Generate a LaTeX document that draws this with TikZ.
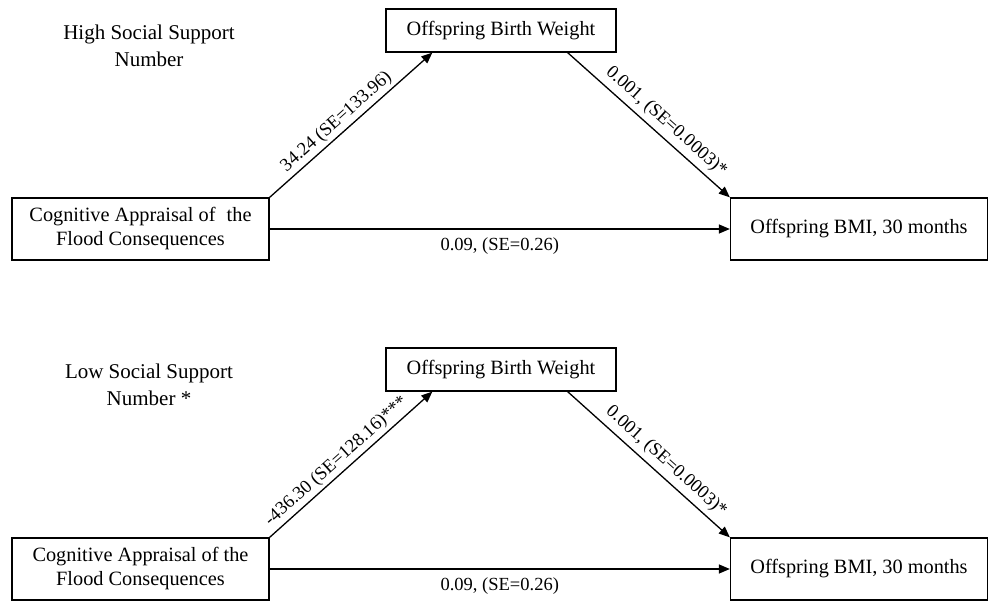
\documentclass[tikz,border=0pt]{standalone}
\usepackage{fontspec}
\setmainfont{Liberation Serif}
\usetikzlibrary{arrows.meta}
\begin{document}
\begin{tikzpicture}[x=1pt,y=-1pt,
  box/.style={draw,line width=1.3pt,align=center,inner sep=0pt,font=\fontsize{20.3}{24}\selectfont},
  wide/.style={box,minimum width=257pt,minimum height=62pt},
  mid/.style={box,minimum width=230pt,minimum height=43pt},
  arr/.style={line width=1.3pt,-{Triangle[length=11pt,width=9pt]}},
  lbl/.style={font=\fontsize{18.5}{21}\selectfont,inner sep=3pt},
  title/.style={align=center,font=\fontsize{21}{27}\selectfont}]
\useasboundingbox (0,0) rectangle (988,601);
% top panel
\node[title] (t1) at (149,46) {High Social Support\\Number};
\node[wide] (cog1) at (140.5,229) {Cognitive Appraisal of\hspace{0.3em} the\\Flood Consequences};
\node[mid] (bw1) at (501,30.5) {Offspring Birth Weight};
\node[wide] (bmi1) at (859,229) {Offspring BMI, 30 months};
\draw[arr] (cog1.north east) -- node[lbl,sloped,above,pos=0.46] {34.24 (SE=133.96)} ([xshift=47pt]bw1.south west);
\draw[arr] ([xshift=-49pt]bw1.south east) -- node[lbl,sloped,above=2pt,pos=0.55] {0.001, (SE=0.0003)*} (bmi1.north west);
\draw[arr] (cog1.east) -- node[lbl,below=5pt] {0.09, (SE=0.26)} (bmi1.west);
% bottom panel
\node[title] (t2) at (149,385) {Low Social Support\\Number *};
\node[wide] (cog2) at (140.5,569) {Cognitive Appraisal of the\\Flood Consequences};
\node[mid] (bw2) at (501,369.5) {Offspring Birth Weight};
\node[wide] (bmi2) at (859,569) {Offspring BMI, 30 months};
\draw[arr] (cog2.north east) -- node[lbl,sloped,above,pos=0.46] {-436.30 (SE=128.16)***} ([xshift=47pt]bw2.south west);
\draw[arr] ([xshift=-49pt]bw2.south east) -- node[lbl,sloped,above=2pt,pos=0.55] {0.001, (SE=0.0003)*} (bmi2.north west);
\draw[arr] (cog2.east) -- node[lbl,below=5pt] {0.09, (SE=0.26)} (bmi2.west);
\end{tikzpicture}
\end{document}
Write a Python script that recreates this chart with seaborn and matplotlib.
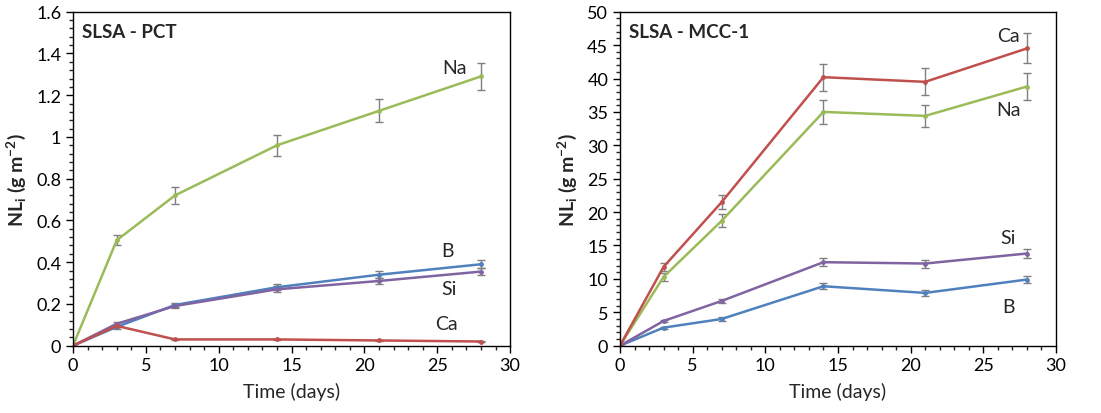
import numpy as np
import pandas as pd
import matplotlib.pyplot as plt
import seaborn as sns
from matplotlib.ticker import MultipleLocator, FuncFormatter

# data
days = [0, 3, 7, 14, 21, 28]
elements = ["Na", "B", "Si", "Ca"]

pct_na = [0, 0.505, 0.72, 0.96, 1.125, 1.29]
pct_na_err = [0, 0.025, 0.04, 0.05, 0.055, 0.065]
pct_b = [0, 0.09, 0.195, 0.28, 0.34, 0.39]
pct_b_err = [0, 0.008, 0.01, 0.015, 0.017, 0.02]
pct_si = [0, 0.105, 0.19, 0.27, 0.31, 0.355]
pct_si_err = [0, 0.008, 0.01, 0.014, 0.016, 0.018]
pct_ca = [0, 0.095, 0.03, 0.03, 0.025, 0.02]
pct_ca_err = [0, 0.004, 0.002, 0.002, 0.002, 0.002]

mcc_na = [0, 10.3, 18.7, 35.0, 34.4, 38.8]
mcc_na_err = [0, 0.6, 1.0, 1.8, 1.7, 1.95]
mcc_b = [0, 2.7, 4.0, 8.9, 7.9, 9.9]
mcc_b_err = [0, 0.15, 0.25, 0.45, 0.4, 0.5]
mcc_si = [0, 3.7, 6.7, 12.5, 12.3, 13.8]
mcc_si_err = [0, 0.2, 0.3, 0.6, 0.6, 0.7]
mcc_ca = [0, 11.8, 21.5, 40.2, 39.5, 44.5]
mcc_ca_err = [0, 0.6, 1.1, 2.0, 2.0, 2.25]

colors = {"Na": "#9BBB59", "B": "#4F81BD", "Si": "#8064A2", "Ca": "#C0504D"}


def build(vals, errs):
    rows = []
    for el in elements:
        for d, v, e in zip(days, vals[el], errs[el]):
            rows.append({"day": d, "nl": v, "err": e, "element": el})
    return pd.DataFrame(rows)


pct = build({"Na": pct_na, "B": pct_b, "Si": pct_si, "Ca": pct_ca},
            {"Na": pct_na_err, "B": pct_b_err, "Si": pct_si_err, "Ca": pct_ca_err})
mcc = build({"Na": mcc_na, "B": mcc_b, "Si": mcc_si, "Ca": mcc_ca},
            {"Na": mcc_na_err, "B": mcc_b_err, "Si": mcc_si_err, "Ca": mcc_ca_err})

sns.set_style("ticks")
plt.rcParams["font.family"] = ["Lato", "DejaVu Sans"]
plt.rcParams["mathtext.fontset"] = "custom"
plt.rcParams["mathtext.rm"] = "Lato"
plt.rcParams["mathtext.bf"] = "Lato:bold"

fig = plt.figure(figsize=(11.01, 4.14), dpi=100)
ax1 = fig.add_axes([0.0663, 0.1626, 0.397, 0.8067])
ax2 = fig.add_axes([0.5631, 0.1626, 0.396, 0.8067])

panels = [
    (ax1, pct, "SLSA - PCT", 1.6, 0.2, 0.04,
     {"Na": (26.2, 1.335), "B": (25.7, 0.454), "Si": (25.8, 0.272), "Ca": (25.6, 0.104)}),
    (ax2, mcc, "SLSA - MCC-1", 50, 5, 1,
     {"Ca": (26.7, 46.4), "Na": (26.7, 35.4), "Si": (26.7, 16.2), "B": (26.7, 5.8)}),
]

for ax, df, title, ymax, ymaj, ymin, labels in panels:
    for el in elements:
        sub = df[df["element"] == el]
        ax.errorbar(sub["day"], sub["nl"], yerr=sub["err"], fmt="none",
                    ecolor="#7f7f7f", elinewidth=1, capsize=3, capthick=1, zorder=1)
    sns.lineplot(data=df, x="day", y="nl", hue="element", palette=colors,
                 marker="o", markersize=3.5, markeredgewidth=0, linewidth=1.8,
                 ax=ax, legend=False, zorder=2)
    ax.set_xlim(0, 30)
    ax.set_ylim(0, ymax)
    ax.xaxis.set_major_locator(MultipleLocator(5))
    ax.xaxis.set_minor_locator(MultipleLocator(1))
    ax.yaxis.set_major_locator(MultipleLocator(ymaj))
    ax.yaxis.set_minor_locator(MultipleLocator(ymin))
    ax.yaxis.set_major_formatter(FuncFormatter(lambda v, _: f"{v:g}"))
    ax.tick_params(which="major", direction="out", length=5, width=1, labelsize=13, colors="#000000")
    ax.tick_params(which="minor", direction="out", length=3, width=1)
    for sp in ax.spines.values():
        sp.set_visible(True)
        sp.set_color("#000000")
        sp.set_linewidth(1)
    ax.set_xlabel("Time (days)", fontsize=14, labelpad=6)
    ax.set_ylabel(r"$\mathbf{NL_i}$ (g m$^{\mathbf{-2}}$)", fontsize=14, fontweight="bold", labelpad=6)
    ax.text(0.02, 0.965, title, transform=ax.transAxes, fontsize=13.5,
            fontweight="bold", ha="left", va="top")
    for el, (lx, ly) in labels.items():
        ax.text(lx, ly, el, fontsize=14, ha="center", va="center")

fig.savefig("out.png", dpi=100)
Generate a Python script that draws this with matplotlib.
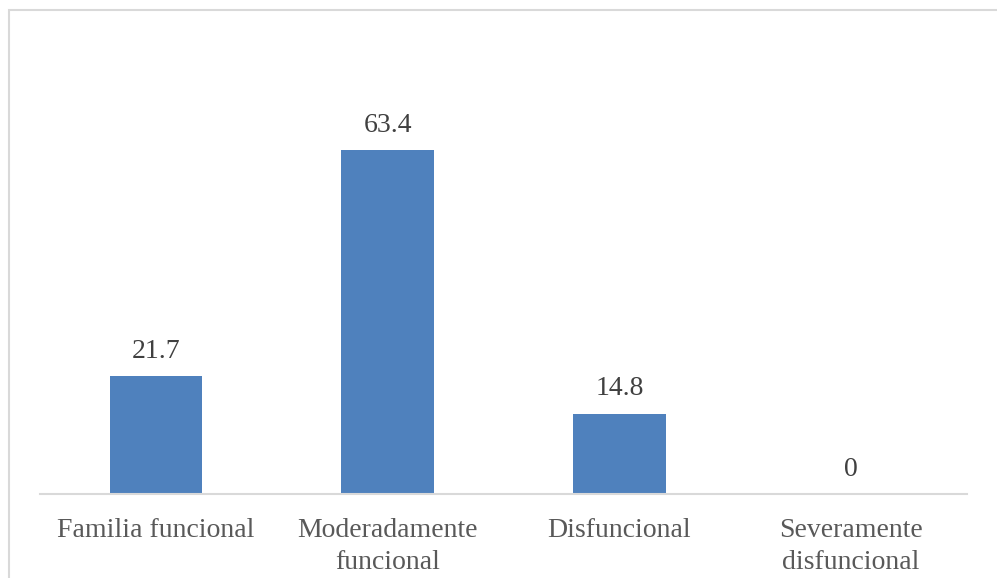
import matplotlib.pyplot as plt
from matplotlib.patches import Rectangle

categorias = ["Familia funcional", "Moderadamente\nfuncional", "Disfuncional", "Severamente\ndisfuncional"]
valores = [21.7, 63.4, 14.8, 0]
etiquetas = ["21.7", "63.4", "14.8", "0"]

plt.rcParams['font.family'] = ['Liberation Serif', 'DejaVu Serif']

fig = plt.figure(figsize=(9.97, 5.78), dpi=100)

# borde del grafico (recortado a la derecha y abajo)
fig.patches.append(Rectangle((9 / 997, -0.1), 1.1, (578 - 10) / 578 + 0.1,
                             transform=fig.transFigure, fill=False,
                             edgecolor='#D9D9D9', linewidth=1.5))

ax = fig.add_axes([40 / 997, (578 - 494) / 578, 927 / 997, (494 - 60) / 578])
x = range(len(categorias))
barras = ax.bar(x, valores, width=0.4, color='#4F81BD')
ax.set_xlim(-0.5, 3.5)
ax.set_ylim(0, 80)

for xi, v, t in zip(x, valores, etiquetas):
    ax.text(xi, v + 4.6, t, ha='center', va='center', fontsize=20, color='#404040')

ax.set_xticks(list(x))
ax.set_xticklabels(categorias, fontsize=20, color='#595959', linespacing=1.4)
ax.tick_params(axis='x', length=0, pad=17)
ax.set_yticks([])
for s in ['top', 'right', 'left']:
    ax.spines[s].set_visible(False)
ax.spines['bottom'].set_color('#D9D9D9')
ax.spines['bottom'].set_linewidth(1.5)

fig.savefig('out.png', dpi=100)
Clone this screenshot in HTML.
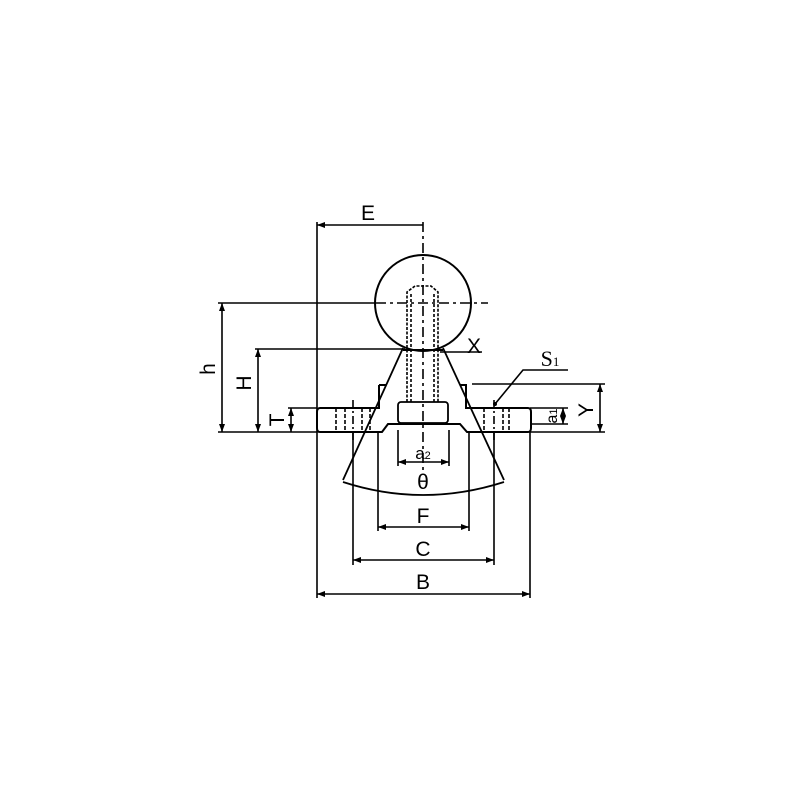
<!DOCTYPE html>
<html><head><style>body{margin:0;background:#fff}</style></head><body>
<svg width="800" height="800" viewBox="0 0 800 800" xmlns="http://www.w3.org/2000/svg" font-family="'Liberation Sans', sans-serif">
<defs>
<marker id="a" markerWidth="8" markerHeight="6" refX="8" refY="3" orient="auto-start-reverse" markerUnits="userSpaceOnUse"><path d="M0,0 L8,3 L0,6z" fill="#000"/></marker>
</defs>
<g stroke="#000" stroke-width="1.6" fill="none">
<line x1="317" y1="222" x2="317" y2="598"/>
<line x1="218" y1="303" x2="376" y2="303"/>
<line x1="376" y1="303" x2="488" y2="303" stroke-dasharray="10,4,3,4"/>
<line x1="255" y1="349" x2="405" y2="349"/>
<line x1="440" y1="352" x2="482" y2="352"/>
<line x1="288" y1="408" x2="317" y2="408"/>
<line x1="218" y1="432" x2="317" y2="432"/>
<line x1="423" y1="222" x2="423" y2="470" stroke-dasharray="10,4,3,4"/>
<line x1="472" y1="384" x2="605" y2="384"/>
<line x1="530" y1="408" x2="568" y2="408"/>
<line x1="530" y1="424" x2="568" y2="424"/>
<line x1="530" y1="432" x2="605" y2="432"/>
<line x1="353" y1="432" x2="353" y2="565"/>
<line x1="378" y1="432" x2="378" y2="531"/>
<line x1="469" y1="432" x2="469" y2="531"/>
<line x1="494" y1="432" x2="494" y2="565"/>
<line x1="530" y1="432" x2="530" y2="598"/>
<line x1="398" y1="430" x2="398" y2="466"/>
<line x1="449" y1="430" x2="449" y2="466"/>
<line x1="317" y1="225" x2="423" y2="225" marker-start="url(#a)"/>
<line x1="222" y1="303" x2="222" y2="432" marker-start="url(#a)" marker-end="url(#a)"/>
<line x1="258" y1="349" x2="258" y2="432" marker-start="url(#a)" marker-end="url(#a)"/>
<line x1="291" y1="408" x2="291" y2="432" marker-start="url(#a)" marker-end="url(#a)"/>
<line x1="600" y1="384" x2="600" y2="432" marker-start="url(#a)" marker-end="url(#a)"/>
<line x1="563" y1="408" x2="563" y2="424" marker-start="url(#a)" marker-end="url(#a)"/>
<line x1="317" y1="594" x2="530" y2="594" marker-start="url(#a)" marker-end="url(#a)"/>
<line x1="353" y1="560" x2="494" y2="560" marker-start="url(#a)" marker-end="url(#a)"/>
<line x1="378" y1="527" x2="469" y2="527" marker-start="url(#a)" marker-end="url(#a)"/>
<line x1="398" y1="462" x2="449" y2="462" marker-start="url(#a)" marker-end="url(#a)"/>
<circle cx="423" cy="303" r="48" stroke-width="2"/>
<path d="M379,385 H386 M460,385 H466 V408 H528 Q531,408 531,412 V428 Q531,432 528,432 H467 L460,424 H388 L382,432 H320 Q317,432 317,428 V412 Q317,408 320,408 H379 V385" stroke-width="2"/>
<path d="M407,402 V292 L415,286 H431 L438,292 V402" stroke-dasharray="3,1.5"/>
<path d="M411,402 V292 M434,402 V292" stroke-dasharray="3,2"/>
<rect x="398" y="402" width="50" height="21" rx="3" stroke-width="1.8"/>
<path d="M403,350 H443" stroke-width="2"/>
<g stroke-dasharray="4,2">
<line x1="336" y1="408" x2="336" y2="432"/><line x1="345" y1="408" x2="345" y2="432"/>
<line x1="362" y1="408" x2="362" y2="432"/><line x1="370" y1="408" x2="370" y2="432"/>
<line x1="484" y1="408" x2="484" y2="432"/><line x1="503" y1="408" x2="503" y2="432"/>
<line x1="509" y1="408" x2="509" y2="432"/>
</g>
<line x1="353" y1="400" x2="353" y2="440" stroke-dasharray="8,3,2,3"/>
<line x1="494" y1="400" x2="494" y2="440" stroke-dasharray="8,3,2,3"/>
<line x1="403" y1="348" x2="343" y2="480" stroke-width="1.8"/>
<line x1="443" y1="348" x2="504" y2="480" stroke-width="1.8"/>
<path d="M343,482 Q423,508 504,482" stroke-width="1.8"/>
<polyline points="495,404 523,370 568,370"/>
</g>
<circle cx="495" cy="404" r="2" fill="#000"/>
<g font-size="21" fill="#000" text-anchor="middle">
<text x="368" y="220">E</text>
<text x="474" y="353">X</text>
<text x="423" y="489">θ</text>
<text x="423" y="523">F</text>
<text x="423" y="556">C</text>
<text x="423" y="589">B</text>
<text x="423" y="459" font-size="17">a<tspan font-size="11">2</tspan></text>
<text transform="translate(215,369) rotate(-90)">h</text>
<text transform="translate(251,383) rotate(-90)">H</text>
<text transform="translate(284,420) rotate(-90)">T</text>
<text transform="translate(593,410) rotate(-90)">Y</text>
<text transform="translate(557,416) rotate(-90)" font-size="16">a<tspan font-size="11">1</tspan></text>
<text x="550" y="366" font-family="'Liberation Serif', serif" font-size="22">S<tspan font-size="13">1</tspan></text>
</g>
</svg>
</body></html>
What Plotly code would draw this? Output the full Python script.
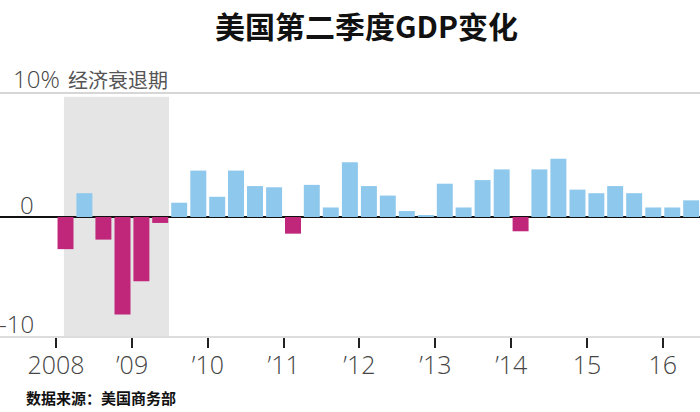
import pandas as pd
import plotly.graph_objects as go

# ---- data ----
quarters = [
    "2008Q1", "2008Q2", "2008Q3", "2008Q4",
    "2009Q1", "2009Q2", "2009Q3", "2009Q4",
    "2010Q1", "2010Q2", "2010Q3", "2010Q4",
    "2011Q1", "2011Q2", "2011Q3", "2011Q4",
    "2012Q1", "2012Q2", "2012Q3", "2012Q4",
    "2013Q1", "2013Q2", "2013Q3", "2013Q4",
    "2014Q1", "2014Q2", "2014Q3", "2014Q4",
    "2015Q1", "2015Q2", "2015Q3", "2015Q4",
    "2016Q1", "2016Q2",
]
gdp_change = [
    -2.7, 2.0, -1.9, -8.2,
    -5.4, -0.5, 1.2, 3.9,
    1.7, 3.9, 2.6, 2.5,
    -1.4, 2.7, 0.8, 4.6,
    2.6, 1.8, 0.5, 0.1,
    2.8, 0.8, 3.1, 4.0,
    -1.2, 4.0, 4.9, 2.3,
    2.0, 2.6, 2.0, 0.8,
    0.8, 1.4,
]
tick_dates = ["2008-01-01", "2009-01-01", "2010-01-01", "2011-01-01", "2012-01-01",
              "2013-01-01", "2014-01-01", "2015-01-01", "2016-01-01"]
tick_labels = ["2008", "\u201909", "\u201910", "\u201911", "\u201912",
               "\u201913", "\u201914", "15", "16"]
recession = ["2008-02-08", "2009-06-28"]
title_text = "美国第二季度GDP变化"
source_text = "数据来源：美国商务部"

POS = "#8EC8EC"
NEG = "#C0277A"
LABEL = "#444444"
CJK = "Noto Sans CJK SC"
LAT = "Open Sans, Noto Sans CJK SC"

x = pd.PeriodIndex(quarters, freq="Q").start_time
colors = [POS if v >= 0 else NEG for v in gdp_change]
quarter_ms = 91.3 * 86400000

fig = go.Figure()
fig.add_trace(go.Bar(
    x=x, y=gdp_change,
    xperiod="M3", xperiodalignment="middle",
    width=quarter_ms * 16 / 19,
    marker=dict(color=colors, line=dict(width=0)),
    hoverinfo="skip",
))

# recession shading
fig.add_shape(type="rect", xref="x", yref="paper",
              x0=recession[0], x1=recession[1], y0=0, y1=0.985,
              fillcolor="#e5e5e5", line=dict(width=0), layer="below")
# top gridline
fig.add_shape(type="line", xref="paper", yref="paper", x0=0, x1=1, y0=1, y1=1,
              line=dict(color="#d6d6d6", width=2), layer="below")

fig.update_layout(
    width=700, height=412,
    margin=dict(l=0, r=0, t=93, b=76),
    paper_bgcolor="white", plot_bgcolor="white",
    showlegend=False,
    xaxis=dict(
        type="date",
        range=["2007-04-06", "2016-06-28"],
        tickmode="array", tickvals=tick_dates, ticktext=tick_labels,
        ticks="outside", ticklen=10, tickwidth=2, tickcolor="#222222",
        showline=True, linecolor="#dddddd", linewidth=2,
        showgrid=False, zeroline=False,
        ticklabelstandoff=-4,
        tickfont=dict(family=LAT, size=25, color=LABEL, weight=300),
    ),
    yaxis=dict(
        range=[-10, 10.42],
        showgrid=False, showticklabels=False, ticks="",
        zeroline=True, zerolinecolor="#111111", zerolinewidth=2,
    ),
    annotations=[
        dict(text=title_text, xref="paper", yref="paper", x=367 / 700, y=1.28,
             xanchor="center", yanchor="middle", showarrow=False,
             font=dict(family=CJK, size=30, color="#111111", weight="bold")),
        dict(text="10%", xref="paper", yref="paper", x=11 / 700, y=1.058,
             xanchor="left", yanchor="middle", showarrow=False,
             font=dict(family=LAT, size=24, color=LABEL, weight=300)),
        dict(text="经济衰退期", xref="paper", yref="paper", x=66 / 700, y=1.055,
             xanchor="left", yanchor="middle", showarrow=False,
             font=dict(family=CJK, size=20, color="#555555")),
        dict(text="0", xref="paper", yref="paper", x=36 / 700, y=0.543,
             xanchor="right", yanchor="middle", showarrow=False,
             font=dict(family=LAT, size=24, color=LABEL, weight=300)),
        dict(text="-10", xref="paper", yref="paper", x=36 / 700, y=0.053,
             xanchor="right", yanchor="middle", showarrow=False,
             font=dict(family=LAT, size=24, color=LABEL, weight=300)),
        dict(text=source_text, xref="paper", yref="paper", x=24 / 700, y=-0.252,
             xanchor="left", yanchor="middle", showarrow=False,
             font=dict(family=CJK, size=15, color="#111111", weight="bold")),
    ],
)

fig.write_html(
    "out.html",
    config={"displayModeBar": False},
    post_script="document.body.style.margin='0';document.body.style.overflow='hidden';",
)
————————
Set exercise: Within the entries above, give again exactly the lines starting at the one that contains "Generate a Python" and ending at the one that contains "fig = plt.figure(figsize=(9.97, 5.78), dpi=100)", leaving out the pictures.

Solution:
Generate a Python script that draws this with matplotlib.
import matplotlib.pyplot as plt
from matplotlib.patches import Rectangle

categorias = ["Familia funcional", "Moderadamente\nfuncional", "Disfuncional", "Severamente\ndisfuncional"]
valores = [21.7, 63.4, 14.8, 0]
etiquetas = ["21.7", "63.4", "14.8", "0"]

plt.rcParams['font.family'] = ['Liberation Serif', 'DejaVu Serif']

fig = plt.figure(figsize=(9.97, 5.78), dpi=100)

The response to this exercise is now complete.